Lula e Bolsonaro são de muitas formas duas faces da mesma moeda, da mesma sina fascista. Direita e esquerda? Mero truque de cena. Parafraseando Eduardo Galeano, o poder é como um violino, toma-se com a esquerda e toca-se com a direita. Toma-se o poder invocando alguma nota subversiva, para então conservá-lo com acordos. Por isso Lula e Bolsonaro são um mito siamês, o torneiro mecânico e o capitão. Mas eles dizem algumas verdades, poucas; como quando Lula disse que “se Jesus Cristo voltasse à terra e fosse governar o Brasil, teria que fazer um acordo com Judas”. É verdade, mas ele não disse toda a verdade. Afinal, Lula sempre fez parte desta prática, o presidencialismo de coalisão. Lula se locupletou fazendo acordos malcheirosos – como Bolsonaro. Aliás, a base e as coalizões de Lula e Bolsonaro são as mesmas. Ambos vivem do controle da Câmara e do Senado com o Centrão, das nomeações incestuosas na PGR, no STF, de influências no STJ, no MP e na PF. E jogam com as mesmas peças, e são parceiros em coalisão, e em crime.

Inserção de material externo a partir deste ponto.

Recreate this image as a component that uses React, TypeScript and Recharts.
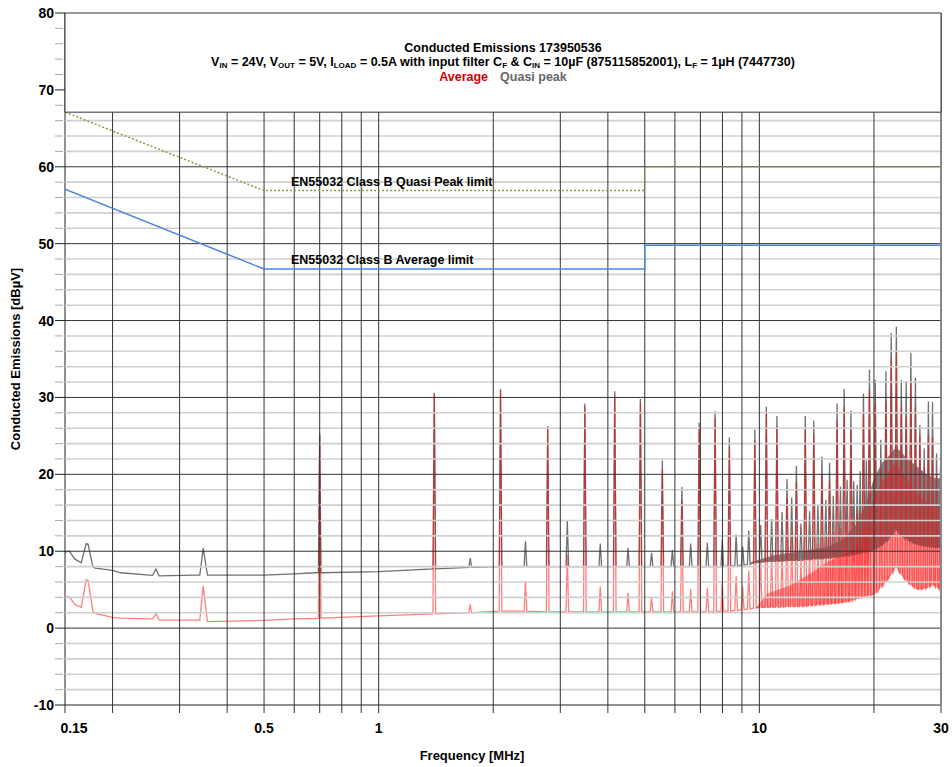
import React from "react";
import {
  ComposedChart,
  Line,
  Area,
  XAxis,
  YAxis,
  ReferenceLine,
  ReferenceArea,
} from "recharts";

// EN55032 class B limits [MHz, dBuV]
const qpLimit: [number, number][] = [
  [0.15, 67.1],
  [0.5, 56.9],
  [5, 56.9],
  [5, 60],
  [30, 60],
];
const avgLimit: [number, number][] = [
  [0.15, 57.1],
  [0.5, 46.7],
  [5, 46.7],
  [5, 49.8],
  [30, 49.8],
];

// noise floor below the first harmonic [MHz, QP, AVG]
const lowFloor: [number, number, number][] = [
  [0.15, 9.9, 4.1],
  [0.154, 10.0, 4.1],
  [0.159, 9.0, 3.1],
  [0.1655, 8.5, 2.7],
  [0.1705, 11.0, 6.3],
  [0.1725, 10.9, 6.2],
  [0.1775, 8.0, 2.2],
  [0.18, 7.8, 1.9],
  [0.2, 7.5, 1.4],
  [0.21, 7.2, 1.3],
  [0.25, 6.9, 1.2],
  [0.255, 6.9, 1.2],
  [0.26, 7.7, 1.9],
  [0.265, 6.8, 1.05],
  [0.33, 6.9, 1.05],
  [0.339, 6.9, 1.05],
  [0.346, 10.4, 5.5],
  [0.355, 6.9, 0.85],
  [0.5, 6.9, 1.0],
  [0.6, 7.05, 1.2],
  [0.68, 7.2, 1.25],
  [1.0, 7.35, 1.6],
  [30, 10.5, 5.0],
];

// switching harmonics [MHz, QP floor, QP peak, AVG floor, AVG peak]
const harmonics: [number, number, number, number, number][] = [
  [0.7, 7.2, 25.3, 1.3, 25.0],
  [1.4, 7.7, 30.6, 1.85, 30.4],
  [2.09, 8.0, 31.1, 2.2, 30.9],
  [2.78, 8.0, 26.3, 2.1, 25.9],
  [3.48, 8.0, 29.2, 2.1, 28.9],
  [4.17, 8.0, 30.8, 2.1, 30.3],
  [4.87, 8.0, 29.8, 2.1, 29.4],
  [5.56, 8.0, 21.8, 2.1, 20.6],
  [6.26, 8.0, 18.4, 2.1, 16.7],
  [6.95, 8.0, 26.7, 2.1, 26.1],
  [7.65, 8.0, 28.2, 2.1, 27.4],
  [8.34, 8.1, 24.8, 2.2, 23.6],
  [9.04, 8.2, 10.6, 2.4, 5.4],
  [9.73, 8.5, 25.8, 2.6, 24.4],
  [10.43, 8.7, 28.8, 2.7, 27.9],
  [11.12, 8.7, 27.6, 2.7, 26.3],
  [11.82, 8.8, 19.4, 2.8, 16.9],
  [12.51, 8.8, 21.1, 2.8, 19.0],
  [13.2, 8.9, 27.6, 2.8, 25.8],
  [13.9, 9.0, 27.0, 2.9, 25.3],
  [14.6, 9.0, 22.3, 3.0, 19.9],
  [15.29, 9.1, 21.5, 3.1, 19.1],
  [16.0, 9.2, 29.2, 3.2, 26.9],
  [16.7, 9.3, 31.1, 3.3, 28.8],
  [17.4, 9.4, 28.3, 3.4, 25.8],
  [18.07, 9.6, 18.6, 3.8, 14.9],
  [18.77, 9.8, 30.5, 4.0, 27.9],
  [19.46, 10.0, 33.6, 4.2, 30.9],
  [20.16, 10.2, 32.3, 4.5, 29.3],
  [20.85, 10.7, 24.5, 5.2, 21.0],
  [21.5, 11.2, 33.4, 6.0, 29.5],
  [22.2, 12.0, 38.4, 7.0, 35.1],
  [22.9, 12.8, 39.2, 8.0, 35.8],
  [23.6, 12.0, 32.3, 7.0, 28.8],
  [24.3, 11.6, 32.1, 6.2, 27.5],
  [25.0, 11.2, 35.8, 5.6, 31.9],
  [25.7, 11.0, 32.6, 5.2, 28.8],
  [26.4, 10.8, 26.4, 5.0, 25.1],
  [27.1, 10.7, 23.4, 5.1, 21.0],
  [27.8, 10.6, 29.5, 5.3, 25.1],
  [28.5, 10.5, 29.4, 5.6, 24.9],
  [29.2, 10.5, 22.7, 5.3, 20.1],
  [29.9, 10.5, 21.0, 5.0, 16.0],
];

// smaller spikes between the harmonics
const halfHarmonics: [number, number, number, number, number][] = [
  [1.74, 7.9, 9.1, 2.0, 3.1],
  [2.43, 8.0, 11.3, 2.2, 6.1],
  [3.13, 8.0, 14.0, 2.1, 9.5],
  [3.82, 8.0, 11.0, 2.1, 5.4],
  [4.52, 8.0, 10.4, 2.1, 4.6],
  [5.21, 8.0, 9.8, 2.1, 4.0],
  [5.91, 8.0, 10.2, 2.1, 4.8],
  [6.6, 8.0, 11.0, 2.1, 5.1],
  [7.3, 8.0, 11.1, 2.1, 5.2],
  [7.99, 8.0, 11.5, 2.2, 5.9],
  [8.69, 8.1, 12.2, 2.3, 6.8],
  [9.38, 8.3, 12.7, 2.5, 7.5],
  [10.08, 8.6, 13.4, 2.7, 8.8],
  [10.77, 8.7, 14.2, 2.7, 9.7],
  [11.47, 8.7, 15.1, 2.7, 10.2],
  [12.16, 8.8, 17.0, 2.8, 12.4],
  [12.86, 8.8, 13.6, 2.8, 8.9],
  [13.55, 8.9, 15.2, 2.9, 10.2],
  [14.25, 9.0, 15.9, 3.0, 11.0],
  [14.95, 9.1, 16.7, 3.1, 12.0],
  [15.64, 9.2, 17.2, 3.2, 12.5],
  [16.33, 9.3, 18.4, 3.3, 13.0],
  [17.0, 9.4, 19.3, 3.4, 14.0],
  [17.7, 9.5, 19.1, 3.6, 14.0],
  [18.4, 9.7, 20.4, 3.9, 15.0],
  [19.1, 9.9, 21.8, 4.1, 16.0],
];

// dense emission envelopes at high frequency [MHz, low, high]
const qpBand: [number, number, number][] = [
  [9.5, 8.4, 8.6],
  [11, 8.7, 9.5],
  [13, 8.9, 10.0],
  [15, 9.1, 10.5],
  [16.5, 9.3, 11.5],
  [18, 9.6, 13.5],
  [19, 9.9, 16],
  [20, 10.2, 19.5],
  [21, 10.8, 21.5],
  [22, 11.8, 22.5],
  [22.8, 12.8, 23.5],
  [23.5, 12.0, 23],
  [24.5, 11.5, 22],
  [26, 10.8, 21],
  [27.5, 10.6, 20],
  [29, 10.5, 19.5],
  [30, 10.5, 19.5],
];
const avgBand: [number, number, number][] = [
  [9.8, 2.6, 2.7],
  [10.5, 2.7, 4.5],
  [12, 2.8, 5.5],
  [13, 2.8, 6.5],
  [14, 3.0, 7.5],
  [15, 3.1, 8.5],
  [16, 3.2, 9.2],
  [17, 3.4, 9.8],
  [18, 3.8, 11],
  [19, 4.1, 14],
  [20, 4.4, 17],
  [21, 5.5, 19],
  [22, 6.6, 20.5],
  [22.8, 8.0, 21.5],
  [23.5, 7.0, 20.5],
  [24.5, 5.9, 19.3],
  [26, 5.0, 17.5],
  [27.5, 5.2, 16.5],
  [28.5, 5.6, 16],
  [30, 5.0, 16],
];

const xLabels = [0.15, 0.5, 1, 10, 30];
const gridFreqs = [
  0.2, 0.3, 0.4, 0.5, 0.6, 0.7, 0.8, 0.9, 1, 2, 3, 4, 5, 6, 7, 8, 9, 10, 20,
];
const xTicks = [0.15, ...gridFreqs, 30];
const yTicks = [
  -10, -8, -6, -4, -2, 0, 2, 4, 6, 8, 10, 12, 14, 16, 18, 20, 22, 24, 26, 28,
  30, 32, 34, 36, 38, 40, 42, 44, 46, 48, 50, 52, 54, 56, 58, 60, 62, 64, 66,
  68, 70, 72, 74, 76, 78, 80,
];
const majorY = [0, 10, 20, 30, 40, 50, 60];
const minorY = yTicks.filter((v) => v % 10 !== 0 && v < 67);
const boxBottom = 67.1;

const FONT = "'Liberation Sans', Arial, Helvetica, sans-serif";
const SPIKE_W = 0.008;

// spectrum trace: floor points plus each spike as foot / peak / foot
const trace: { f: number; qp: number; avg: number }[] = [];
lowFloor.forEach(([f, qp, avg]) => trace.push({ f, qp, avg }));
[...harmonics, ...halfHarmonics].forEach(([f, qf, qp, af, ap]) => {
  trace.push({ f: f * (1 - SPIKE_W), qp: qf, avg: af });
  trace.push({ f, qp, avg: ap });
  trace.push({ f: f * (1 + SPIKE_W), qp: qf, avg: af });
});
trace.sort((a, b) => a.f - b.f);

const qpLimitData = qpLimit.map(([f, v]) => ({ f, v }));
const avgLimitData = avgLimit.map(([f, v]) => ({ f, v }));
const qpBandData = qpBand.map(([f, lo, hi]) => ({ f, r: [lo, hi] }));
const avgBandData = avgBand.map(([f, lo, hi]) => ({ f, r: [lo, hi] }));

const YTick = (props: any) => {
  const { x, y, payload } = props;
  const v = payload.value;
  const major = v % 10 === 0;
  return (
    <g>
      <line
        x1={x + 2}
        x2={major ? x + 12 : x + 10}
        y1={y}
        y2={y}
        stroke={major ? "#222" : "#aaa"}
        strokeWidth={1}
      />
      {major && (
        <text
          x={x + 1}
          y={y + 5}
          textAnchor="end"
          fontFamily={FONT}
          fontWeight="bold"
          fontSize={14}
          fill="#000"
        >
          {v}
        </text>
      )}
    </g>
  );
};

const XTick = (props: any) => {
  const { x, y, payload } = props;
  const v = payload.value;
  const show = xLabels.includes(v);
  return (
    <g>
      <line x1={x} x2={x} y1={y - 8} y2={y} stroke="#333" strokeWidth={1} />
      {show && (
        <text
          x={v === 0.15 ? x + 9 : x}
          y={y + 20}
          textAnchor="middle"
          fontFamily={FONT}
          fontWeight="bold"
          fontSize={14}
          fill="#000"
        >
          {v}
        </text>
      )}
    </g>
  );
};

const textBase: React.CSSProperties = {
  position: "absolute",
  fontFamily: FONT,
  fontWeight: "bold",
  fontSize: 12.5,
  lineHeight: "16px",
  whiteSpace: "nowrap",
  color: "#000",
};

const Sub = ({ children }: { children: React.ReactNode }) => (
  <span style={{ fontSize: 8, verticalAlign: "-2px" }}>{children}</span>
);

export default function App() {
  return (
    <div
      style={{
        position: "absolute",
        left: 0,
        top: 0,
        width: 952,
        height: 767,
        background: "#fff",
      }}
    >
      <ComposedChart
        width={952}
        height={767}
        margin={{ top: 13, right: 11, left: 0, bottom: 0 }}
      >
        <XAxis
          dataKey="f"
          type="number"
          scale="log"
          domain={[0.15, 30]}
          allowDataOverflow
          ticks={xTicks}
          interval={0}
          tick={<XTick />}
          tickLine={false}
          tickSize={8}
          tickMargin={0}
          height={62}
          axisLine={{ stroke: "#222" }}
        />
        <YAxis
          type="number"
          domain={[-10, 80]}
          allowDataOverflow
          ticks={yTicks}
          interval={0}
          tick={<YTick />}
          tickLine={false}
          tickSize={10}
          tickMargin={2}
          width={65}
          axisLine={{ stroke: "#222" }}
        />

        <Area
          data={qpBandData}
          dataKey="r"
          type="linear"
          stroke="none"
          fill="#808080"
          fillOpacity={1}
          isAnimationActive={false}
        />
        <Line
          data={trace}
          dataKey="qp"
          type="linear"
          stroke="#707070"
          strokeWidth={1.3}
          dot={false}
          isAnimationActive={false}
        />
        <Area
          data={avgBandData}
          dataKey="r"
          type="linear"
          stroke="none"
          fill="#ff0000"
          fillOpacity={0.4}
          isAnimationActive={false}
        />
        <Line
          data={trace}
          dataKey="avg"
          type="linear"
          stroke="#ff0000"
          strokeOpacity={0.5}
          strokeWidth={1.3}
          dot={false}
          isAnimationActive={false}
        />

        {minorY.map((v) => (
          <ReferenceLine
            key={`mn${v}`}
            y={v}
            stroke="#cfcfcf"
            strokeWidth={1.6}
            zIndex={1100}
          />
        ))}
        {majorY.map((v) => (
          <ReferenceLine
            key={`mj${v}`}
            y={v}
            stroke="#333"
            strokeWidth={1}
            zIndex={1110}
          />
        ))}
        {gridFreqs.map((f) => (
          <ReferenceLine
            key={`vx${f}`}
            x={f}
            stroke="#333"
            strokeWidth={1}
            zIndex={1120}
          />
        ))}
        <ReferenceLine x={30} stroke="#888" strokeWidth={2} zIndex={1120} />

        <Line
          data={qpLimitData}
          dataKey="v"
          type="linear"
          stroke="#8a9a3c"
          strokeWidth={1.5}
          strokeDasharray="2 2"
          dot={false}
          isAnimationActive={false}
          zIndex={1150}
        />
        <Line
          data={avgLimitData}
          dataKey="v"
          type="linear"
          stroke="#4a88dc"
          strokeWidth={1.5}
          dot={false}
          isAnimationActive={false}
          zIndex={1150}
        />

        <ReferenceArea
          x1={0.15}
          x2={30}
          y1={boxBottom}
          y2={80}
          fill="#fff"
          fillOpacity={1}
          stroke="#333"
          strokeWidth={1}
          zIndex={1200}
        />
      </ComposedChart>

      <div style={{ ...textBase, left: 65, width: 876, top: 39.5, textAlign: "center" }}>
        Conducted Emissions 173950536
      </div>
      <div style={{ ...textBase, left: 65, width: 876, top: 54, textAlign: "center" }}>
        V<Sub>IN</Sub> = 24V, V<Sub>OUT</Sub> = 5V, I<Sub>LOAD</Sub> = 0.5A with
        input filter C<Sub>F</Sub> &amp; C<Sub>IN</Sub> = 10µF (875115852001),
        L<Sub>F</Sub> = 1µH (7447730)
      </div>
      <div style={{ ...textBase, left: 65, width: 876, top: 68.5, textAlign: "center" }}>
        <span style={{ color: "#d40000" }}>Average</span>
        <span style={{ color: "#666", marginLeft: 12 }}>Quasi peak</span>
      </div>

      <div style={{ ...textBase, left: 291, top: 174 }}>
        EN55032 Class B Quasi Peak limit
      </div>
      <div style={{ ...textBase, left: 291, top: 252 }}>
        EN55032 Class B Average limit
      </div>

      <div
        style={{
          ...textBase,
          fontSize: 13,
          left: 472 - 100,
          width: 200,
          top: 747.5,
          textAlign: "center",
        }}
      >
        Frequency [MHz]
      </div>
      <div
        style={{
          ...textBase,
          fontSize: 13,
          left: 15.5 - 150,
          width: 300,
          top: 359 - 8,
          textAlign: "center",
          transform: "rotate(-90deg)",
        }}
      >
        Conducted Emissions [dBµV]
      </div>
    </div>
  );
}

É tão evidente que o Lula criou o Mensalão quanto é evidente que o Bolsonaro criou o esquema do orçamento secreto. Lula criou a “rachadaça”, distribuindo dinheiro público e benesses ilegais à deputados e senadores. Lula e o Zé Dirceu quiseram tomar o Brasil de assalto, exatamente como ambiciona Bolsonaro. Eles roubaram a Petrobras, saquearam o BNDES; portanto, são ladrões, são criminosos. Você pode invocar a falácia retórica conhecida por tu quoque – ou você também; i.e., todos são ladrões… não verdade? Não, não é verdade. Muitos são ladrões. Mas poucos tem a cara de pau de passar a vida alegando pureza de princípios e honestidade, como Maluf, Lula, e Bolsonaro; para então emergirem de um lamaçal de fatos e imundices. Virgens vestais, paladinos da moralidade, escudos anticorrupção… para então enfrentar o pântano fétido das provas e os inquéritos.

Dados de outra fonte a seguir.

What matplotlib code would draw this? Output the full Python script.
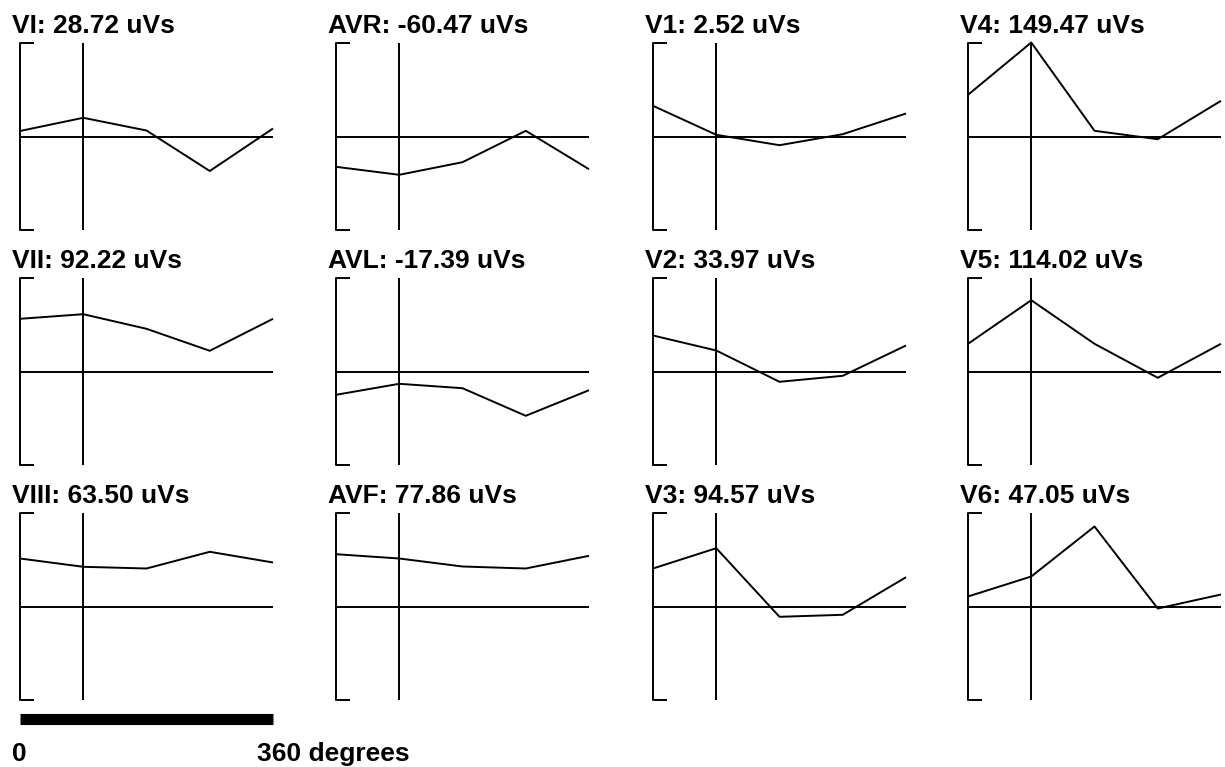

E aqueles que invocaram a suspeição de Moro e dos FATOS, na vã tentativa de canonizar Lula e Bolsonaro, pela falsa alegação de vício processual, trabalham com pesos e medidas bem viciados para descrever a realidade. Se houve abuso no exercício do juízo, no caso da Lava-Jato, isso não se compara em grau e tipificação criminosa com a avalanche de fatos que aí estão para quem quiser ver. Portanto, neste caso, “só enxerga quem é cego”. Só enxerga inocência em Lula e Bolsonaro quem não quer ou não pode ver – o que dá no mesmo. Parafraseando Saramago, cegos, e cegos sobre a própria cegueira.